:: Data
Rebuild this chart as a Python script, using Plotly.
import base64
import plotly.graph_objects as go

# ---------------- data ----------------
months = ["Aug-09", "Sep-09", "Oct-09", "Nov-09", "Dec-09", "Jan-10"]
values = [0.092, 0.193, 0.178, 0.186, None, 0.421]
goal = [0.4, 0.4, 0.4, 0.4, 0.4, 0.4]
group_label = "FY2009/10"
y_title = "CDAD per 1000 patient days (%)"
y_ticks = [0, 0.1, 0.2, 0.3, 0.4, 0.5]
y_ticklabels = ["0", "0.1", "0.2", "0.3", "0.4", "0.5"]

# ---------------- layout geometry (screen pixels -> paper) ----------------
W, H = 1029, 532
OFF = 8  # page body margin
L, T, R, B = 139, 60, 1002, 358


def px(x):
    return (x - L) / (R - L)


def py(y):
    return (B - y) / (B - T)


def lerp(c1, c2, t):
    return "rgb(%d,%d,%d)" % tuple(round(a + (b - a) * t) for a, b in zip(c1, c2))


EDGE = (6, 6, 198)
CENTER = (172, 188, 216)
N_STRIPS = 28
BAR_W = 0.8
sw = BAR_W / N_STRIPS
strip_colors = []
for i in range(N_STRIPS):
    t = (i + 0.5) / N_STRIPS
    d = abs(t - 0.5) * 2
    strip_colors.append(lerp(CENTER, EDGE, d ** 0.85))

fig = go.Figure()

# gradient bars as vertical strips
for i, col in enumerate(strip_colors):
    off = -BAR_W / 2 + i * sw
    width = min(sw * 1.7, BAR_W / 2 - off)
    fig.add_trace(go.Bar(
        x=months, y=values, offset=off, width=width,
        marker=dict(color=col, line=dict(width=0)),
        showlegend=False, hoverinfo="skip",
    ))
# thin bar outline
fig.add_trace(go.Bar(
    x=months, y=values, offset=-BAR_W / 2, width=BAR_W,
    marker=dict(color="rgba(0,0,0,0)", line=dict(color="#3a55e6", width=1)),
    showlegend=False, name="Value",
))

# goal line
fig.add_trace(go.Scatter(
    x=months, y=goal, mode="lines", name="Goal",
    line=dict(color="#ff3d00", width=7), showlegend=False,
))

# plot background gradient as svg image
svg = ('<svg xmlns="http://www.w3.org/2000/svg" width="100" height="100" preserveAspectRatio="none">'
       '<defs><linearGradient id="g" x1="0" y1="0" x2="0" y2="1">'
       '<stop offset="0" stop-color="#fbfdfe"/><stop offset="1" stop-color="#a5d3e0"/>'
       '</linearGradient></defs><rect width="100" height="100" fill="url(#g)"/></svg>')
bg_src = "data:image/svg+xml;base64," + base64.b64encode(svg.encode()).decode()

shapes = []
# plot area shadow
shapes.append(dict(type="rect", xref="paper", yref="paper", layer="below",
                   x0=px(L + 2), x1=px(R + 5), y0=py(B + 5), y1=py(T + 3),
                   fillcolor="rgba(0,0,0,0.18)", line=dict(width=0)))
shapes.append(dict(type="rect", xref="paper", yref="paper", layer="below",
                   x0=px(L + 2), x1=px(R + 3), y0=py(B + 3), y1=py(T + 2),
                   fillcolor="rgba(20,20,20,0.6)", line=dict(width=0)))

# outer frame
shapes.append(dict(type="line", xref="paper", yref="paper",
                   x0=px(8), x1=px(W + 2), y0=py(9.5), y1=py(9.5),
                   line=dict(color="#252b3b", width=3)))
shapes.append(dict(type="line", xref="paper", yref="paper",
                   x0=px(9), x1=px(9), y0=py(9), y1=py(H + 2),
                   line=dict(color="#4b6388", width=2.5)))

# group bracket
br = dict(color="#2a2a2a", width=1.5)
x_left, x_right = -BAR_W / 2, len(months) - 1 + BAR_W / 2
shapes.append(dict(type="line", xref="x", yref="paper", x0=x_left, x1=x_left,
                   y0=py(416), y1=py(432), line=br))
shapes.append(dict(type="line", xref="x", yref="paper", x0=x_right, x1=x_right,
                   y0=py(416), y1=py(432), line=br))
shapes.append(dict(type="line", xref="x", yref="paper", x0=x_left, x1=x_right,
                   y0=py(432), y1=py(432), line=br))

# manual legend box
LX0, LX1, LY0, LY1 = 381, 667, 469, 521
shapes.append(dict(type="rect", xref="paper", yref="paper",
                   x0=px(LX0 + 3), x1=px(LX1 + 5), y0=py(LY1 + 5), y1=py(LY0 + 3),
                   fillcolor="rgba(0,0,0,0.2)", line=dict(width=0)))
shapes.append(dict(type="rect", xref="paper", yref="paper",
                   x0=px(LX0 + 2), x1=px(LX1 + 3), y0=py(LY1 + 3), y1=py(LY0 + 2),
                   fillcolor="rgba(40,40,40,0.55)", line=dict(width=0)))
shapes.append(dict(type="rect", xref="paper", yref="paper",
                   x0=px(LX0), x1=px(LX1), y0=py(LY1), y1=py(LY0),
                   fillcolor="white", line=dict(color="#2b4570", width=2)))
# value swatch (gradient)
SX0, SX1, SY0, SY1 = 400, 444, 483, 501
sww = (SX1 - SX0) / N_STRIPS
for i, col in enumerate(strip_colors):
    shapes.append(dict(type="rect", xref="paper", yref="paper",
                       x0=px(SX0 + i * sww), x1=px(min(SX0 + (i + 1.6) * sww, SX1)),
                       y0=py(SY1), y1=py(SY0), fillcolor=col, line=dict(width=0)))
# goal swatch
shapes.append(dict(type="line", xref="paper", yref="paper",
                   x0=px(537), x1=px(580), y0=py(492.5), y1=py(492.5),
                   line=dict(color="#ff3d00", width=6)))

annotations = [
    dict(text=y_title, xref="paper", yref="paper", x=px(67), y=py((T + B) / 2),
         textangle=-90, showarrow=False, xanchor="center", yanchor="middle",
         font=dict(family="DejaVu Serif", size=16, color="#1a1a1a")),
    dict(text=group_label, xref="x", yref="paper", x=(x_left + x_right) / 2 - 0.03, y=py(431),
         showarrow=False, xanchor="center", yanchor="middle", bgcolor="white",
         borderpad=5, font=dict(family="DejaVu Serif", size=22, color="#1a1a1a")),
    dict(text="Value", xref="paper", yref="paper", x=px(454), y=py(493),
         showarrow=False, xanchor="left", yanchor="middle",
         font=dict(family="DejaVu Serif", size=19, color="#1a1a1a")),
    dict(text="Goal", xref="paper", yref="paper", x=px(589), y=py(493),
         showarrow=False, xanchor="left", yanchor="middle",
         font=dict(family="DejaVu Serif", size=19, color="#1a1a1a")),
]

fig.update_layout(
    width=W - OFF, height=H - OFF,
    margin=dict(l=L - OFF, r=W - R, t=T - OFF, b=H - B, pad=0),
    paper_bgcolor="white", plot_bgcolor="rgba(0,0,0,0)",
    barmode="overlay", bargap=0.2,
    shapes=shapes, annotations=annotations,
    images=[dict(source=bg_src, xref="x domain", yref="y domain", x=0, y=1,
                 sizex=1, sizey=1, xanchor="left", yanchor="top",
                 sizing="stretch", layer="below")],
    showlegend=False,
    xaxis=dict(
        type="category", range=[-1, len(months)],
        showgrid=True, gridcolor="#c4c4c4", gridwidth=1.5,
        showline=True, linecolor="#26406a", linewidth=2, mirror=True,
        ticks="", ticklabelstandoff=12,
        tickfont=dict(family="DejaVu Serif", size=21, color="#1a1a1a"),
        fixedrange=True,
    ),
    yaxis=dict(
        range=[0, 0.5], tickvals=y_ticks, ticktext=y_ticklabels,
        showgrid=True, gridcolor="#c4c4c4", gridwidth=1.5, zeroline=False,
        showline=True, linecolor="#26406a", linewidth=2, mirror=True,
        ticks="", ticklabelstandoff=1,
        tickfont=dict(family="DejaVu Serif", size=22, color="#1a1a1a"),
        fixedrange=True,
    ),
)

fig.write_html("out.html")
::::
Stated goal: Starting at the first line of the material above, reproduce each line exactly up to and including the line with "return (x - L) / (R - L)".

Task output:
Rebuild this chart as a Python script, using Plotly.
import base64
import plotly.graph_objects as go

# ---------------- data ----------------
months = ["Aug-09", "Sep-09", "Oct-09", "Nov-09", "Dec-09", "Jan-10"]
values = [0.092, 0.193, 0.178, 0.186, None, 0.421]
goal = [0.4, 0.4, 0.4, 0.4, 0.4, 0.4]
group_label = "FY2009/10"
y_title = "CDAD per 1000 patient days (%)"
y_ticks = [0, 0.1, 0.2, 0.3, 0.4, 0.5]
y_ticklabels = ["0", "0.1", "0.2", "0.3", "0.4", "0.5"]

# ---------------- layout geometry (screen pixels -> paper) ----------------
W, H = 1029, 532
OFF = 8  # page body margin
L, T, R, B = 139, 60, 1002, 358


def px(x):
    return (x - L) / (R - L)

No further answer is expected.